*Aim of the task*:
Copy the material that follows word for word and omit its pictures.

-- -- --

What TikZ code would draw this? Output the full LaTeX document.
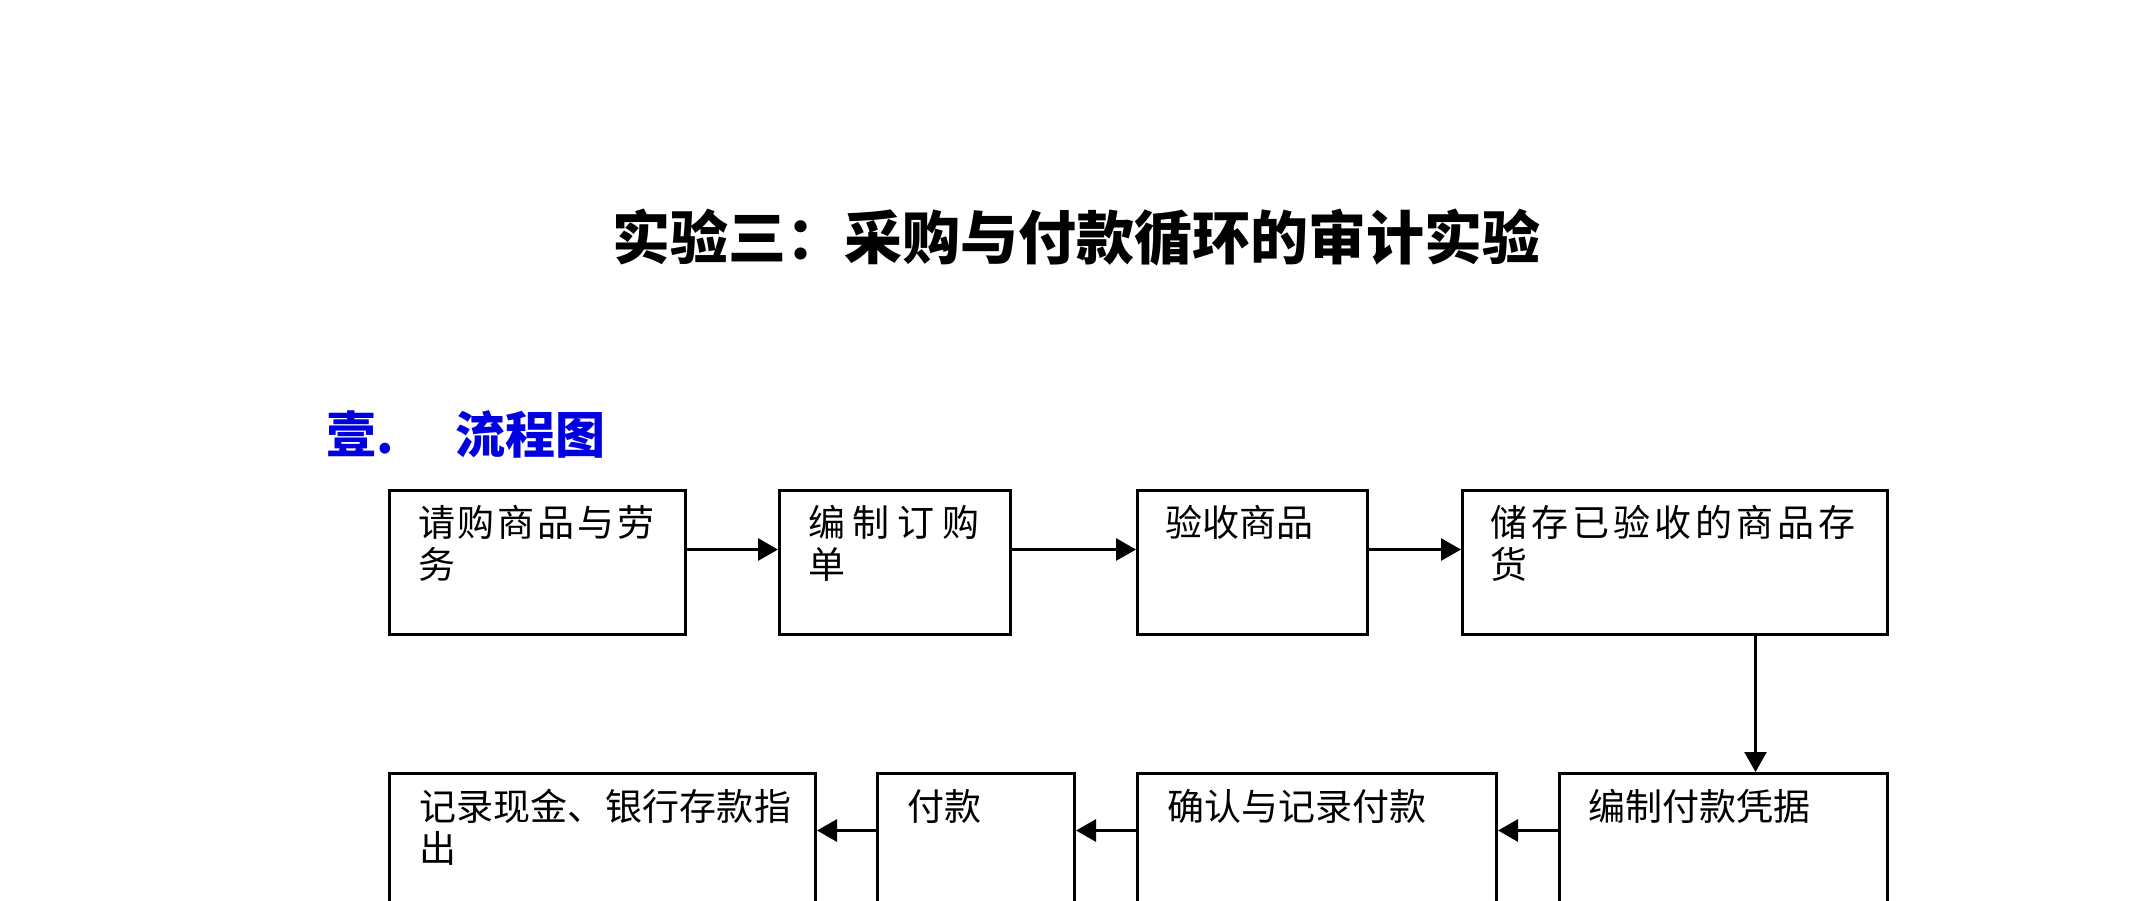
\documentclass[tikz,border=0pt]{standalone}
\usepackage{fontspec}
\setmainfont{Noto Sans CJK SC}
\usetikzlibrary{arrows.meta,positioning}
\XeTeXlinebreaklocale "zh"
\XeTeXlinebreakskip=0pt plus 12pt minus 1pt
\setlength{\parindent}{0pt}
\definecolor{bleutitre}{RGB}{0,0,224}

\begin{document}
\begin{tikzpicture}[x=1pt,y=-1pt]
    \tikzstyle{etape}=[draw,line width=3pt,anchor=north west,minimum height=144pt,inner sep=0pt]
    \tikzstyle{texte}=[inner sep=0pt,align=justify,font=\fontsize{37pt}{42pt}\selectfont]
    \tikzstyle{fleche}=[-{Triangle[length=20pt,width=22pt]},line width=3pt]
  \useasboundingbox (0,0) rectangle (2149,900);
  \clip (0,0) rectangle (2149,900);
  \node[font=\bfseries\fontsize{58pt}{60pt}\selectfont] (titre) at (1076,238) {实验三：采购与付款循环的审计实验};
  \node[anchor=west,inner sep=0pt,text=bleutitre,font=\bfseries\fontsize{50pt}{52pt}\selectfont] (rubrique) at (326,434) {壹.\hspace{62pt}流程图};
  % premiere ligne
  \node[etape,minimum width=296pt] (b1) at (388,489) {};
  \node[etape,minimum width=231pt] (b2) at (778,489) {};
  \node[etape,minimum width=230pt] (b3) at (1136,489) {};
  \node[etape,minimum width=425pt] (b4) at (1461,489) {};
  \node[texte,text width=236pt,below right=16pt and 30pt of b1.north west] (t1) {请购商品与劳务};
  \node[texte,text width=171pt,below right=16pt and 30pt of b2.north west] (t2) {编制订购单};
  \node[texte,text width=170pt,below right=16pt and 29pt of b3.north west] (t3) {验收商品};
  \node[texte,text width=365pt,below right=16pt and 29pt of b4.north west] (t4) {储存已验收的商品存货};
  % deuxieme ligne
  \node[etape,minimum width=426pt] (c1) at (388,772) {};
  \node[etape,minimum width=197pt] (c2) at (876,772) {};
  \node[etape,minimum width=359pt] (c3) at (1136,772) {};
  \node[etape,minimum width=328pt] (c4) at (1558,772) {};
  \node[texte,text width=372pt,below right=17pt and 31pt of c1.north west] (t5) {记录现金、银行存款指出};
  \node[texte,text width=137pt,below right=17pt and 31pt of c2.north west] (t6) {付款};
  \node[texte,text width=299pt,below right=17pt and 31pt of c3.north west] (t7) {确认与记录付款};
  \node[texte,text width=268pt,below right=17pt and 30pt of c4.north west] (t8) {编制付款凭据};
  % fleches
  \draw[fleche] ([yshift=13pt]b1.east) -- ([yshift=13pt]b2.west);
  \draw[fleche] ([yshift=13pt]b2.east) -- ([yshift=13pt]b3.west);
  \draw[fleche] ([yshift=13pt]b3.east) -- ([yshift=13pt]b4.west);
  \draw[fleche,line width=2.5pt] ([xshift=80.5pt]b4.south) -- ([xshift=80.5pt]b4.south |- c4.north);
  \draw[fleche] ([yshift=15pt]c4.west) -- ([yshift=15pt]c3.east);
  \draw[fleche] ([yshift=15pt]c3.west) -- ([yshift=15pt]c2.east);
  \draw[fleche] ([yshift=15pt]c2.west) -- ([yshift=15pt]c1.east);
\end{tikzpicture}
\end{document}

-- -- --

*Result for this task*:
What TikZ code would draw this? Output the full LaTeX document.
\documentclass[tikz,border=0pt]{standalone}
\usepackage{fontspec}
\setmainfont{Noto Sans CJK SC}
\usetikzlibrary{arrows.meta,positioning}
\XeTeXlinebreaklocale "zh"
\XeTeXlinebreakskip=0pt plus 12pt minus 1pt
\setlength{\parindent}{0pt}
\definecolor{bleutitre}{RGB}{0,0,224}

\begin{document}
\begin{tikzpicture}[x=1pt,y=-1pt]
    \tikzstyle{etape}=[draw,line width=3pt,anchor=north west,minimum height=144pt,inner sep=0pt]
    \tikzstyle{texte}=[inner sep=0pt,align=justify,font=\fontsize{37pt}{42pt}\selectfont]
    \tikzstyle{fleche}=[-{Triangle[length=20pt,width=22pt]},line width=3pt]
  \useasboundingbox (0,0) rectangle (2149,900);
  \clip (0,0) rectangle (2149,900);
  \node[font=\bfseries\fontsize{58pt}{60pt}\selectfont] (titre) at (1076,238) {实验三：采购与付款循环的审计实验};
  \node[anchor=west,inner sep=0pt,text=bleutitre,font=\bfseries\fontsize{50pt}{52pt}\selectfont] (rubrique) at (326,434) {壹.\hspace{62pt}流程图};
  % premiere ligne
  \node[etape,minimum width=296pt] (b1) at (388,489) {};
  \node[etape,minimum width=231pt] (b2) at (778,489) {};
  \node[etape,minimum width=230pt] (b3) at (1136,489) {};
  \node[etape,minimum width=425pt] (b4) at (1461,489) {};
  \node[texte,text width=236pt,below right=16pt and 30pt of b1.north west] (t1) {请购商品与劳务};
  \node[texte,text width=171pt,below right=16pt and 30pt of b2.north west] (t2) {编制订购单};
  \node[texte,text width=170pt,below right=16pt and 29pt of b3.north west] (t3) {验收商品};
  \node[texte,text width=365pt,below right=16pt and 29pt of b4.north west] (t4) {储存已验收的商品存货};
  % deuxieme ligne
  \node[etape,minimum width=426pt] (c1) at (388,772) {};
  \node[etape,minimum width=197pt] (c2) at (876,772) {};
  \node[etape,minimum width=359pt] (c3) at (1136,772) {};
  \node[etape,minimum width=328pt] (c4) at (1558,772) {};
  \node[texte,text width=372pt,below right=17pt and 31pt of c1.north west] (t5) {记录现金、银行存款指出};
  \node[texte,text width=137pt,below right=17pt and 31pt of c2.north west] (t6) {付款};
  \node[texte,text width=299pt,below right=17pt and 31pt of c3.north west] (t7) {确认与记录付款};
  \node[texte,text width=268pt,below right=17pt and 30pt of c4.north west] (t8) {编制付款凭据};
  % fleches
  \draw[fleche] ([yshift=13pt]b1.east) -- ([yshift=13pt]b2.west);
  \draw[fleche] ([yshift=13pt]b2.east) -- ([yshift=13pt]b3.west);
  \draw[fleche] ([yshift=13pt]b3.east) -- ([yshift=13pt]b4.west);
  \draw[fleche,line width=2.5pt] ([xshift=80.5pt]b4.south) -- ([xshift=80.5pt]b4.south |- c4.north);
  \draw[fleche] ([yshift=15pt]c4.west) -- ([yshift=15pt]c3.east);
  \draw[fleche] ([yshift=15pt]c3.west) -- ([yshift=15pt]c2.east);
  \draw[fleche] ([yshift=15pt]c2.west) -- ([yshift=15pt]c1.east);
\end{tikzpicture}
\end{document}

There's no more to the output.